Task requirements
Leaving out the pictures, retype the lines from the beginning of the listing through the line containing "import plotly.graph_objects as go".
......
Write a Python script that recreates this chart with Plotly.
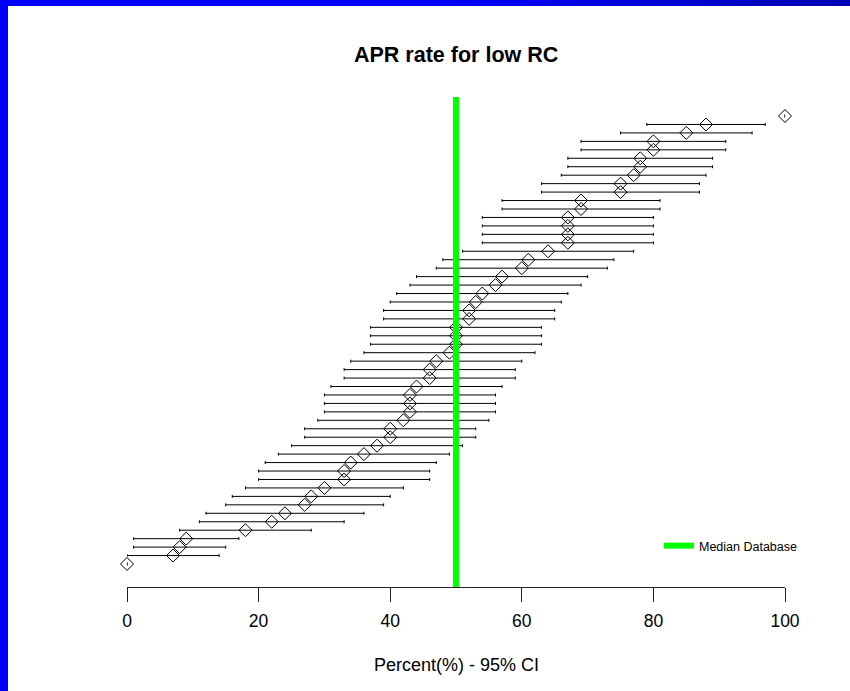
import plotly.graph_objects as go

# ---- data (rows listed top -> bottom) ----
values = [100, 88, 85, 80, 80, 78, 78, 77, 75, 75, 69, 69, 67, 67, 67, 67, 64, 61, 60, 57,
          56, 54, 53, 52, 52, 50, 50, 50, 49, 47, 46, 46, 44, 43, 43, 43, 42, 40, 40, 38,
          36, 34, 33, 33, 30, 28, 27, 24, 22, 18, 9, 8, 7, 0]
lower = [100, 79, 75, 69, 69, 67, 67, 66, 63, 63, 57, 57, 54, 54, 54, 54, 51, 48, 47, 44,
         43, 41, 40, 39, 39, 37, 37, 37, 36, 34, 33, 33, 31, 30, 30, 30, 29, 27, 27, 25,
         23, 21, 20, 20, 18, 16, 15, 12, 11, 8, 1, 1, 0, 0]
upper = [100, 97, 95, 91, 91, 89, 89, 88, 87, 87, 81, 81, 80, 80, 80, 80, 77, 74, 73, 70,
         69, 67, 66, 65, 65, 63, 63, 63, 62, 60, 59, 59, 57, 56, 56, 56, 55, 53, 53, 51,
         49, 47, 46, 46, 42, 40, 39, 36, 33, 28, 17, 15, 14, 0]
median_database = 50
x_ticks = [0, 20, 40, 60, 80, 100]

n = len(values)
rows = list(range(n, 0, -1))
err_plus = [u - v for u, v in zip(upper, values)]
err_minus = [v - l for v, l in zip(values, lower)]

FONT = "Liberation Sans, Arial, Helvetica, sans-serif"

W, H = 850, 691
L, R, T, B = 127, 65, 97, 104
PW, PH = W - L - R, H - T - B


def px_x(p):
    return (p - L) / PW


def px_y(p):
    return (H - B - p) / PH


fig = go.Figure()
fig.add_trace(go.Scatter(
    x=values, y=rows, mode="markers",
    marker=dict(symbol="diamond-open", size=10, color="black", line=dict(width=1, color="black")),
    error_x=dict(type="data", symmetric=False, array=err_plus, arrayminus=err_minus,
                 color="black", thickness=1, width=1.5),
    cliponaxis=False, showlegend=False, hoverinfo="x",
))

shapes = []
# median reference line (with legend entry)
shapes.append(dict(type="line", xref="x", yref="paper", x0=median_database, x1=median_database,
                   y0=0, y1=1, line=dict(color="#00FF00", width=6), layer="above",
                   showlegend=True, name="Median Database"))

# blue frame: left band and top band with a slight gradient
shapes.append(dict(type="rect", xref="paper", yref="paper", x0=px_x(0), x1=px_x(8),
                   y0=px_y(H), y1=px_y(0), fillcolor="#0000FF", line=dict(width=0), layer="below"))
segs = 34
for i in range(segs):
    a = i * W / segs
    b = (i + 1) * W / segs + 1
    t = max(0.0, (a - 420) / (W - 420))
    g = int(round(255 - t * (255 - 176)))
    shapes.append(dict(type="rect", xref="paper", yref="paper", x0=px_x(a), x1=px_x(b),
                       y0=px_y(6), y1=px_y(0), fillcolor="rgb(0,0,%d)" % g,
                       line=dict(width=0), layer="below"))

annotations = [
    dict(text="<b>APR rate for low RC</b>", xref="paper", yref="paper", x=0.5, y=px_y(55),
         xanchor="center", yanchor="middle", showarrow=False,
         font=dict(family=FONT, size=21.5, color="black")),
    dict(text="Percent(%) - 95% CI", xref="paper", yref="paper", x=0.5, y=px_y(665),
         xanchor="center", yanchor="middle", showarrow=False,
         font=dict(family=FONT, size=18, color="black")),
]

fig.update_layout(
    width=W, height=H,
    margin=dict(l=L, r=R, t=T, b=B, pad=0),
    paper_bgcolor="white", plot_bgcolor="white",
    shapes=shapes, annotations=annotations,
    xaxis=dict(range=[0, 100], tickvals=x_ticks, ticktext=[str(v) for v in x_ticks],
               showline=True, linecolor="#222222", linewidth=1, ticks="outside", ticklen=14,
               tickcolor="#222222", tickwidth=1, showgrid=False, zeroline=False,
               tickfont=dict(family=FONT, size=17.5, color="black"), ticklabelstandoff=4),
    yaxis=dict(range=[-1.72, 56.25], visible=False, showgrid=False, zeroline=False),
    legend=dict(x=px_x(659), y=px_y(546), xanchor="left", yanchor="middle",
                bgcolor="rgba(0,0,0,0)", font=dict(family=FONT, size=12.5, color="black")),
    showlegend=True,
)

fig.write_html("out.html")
......
Task response
Write a Python script that recreates this chart with Plotly.
import plotly.graph_objects as go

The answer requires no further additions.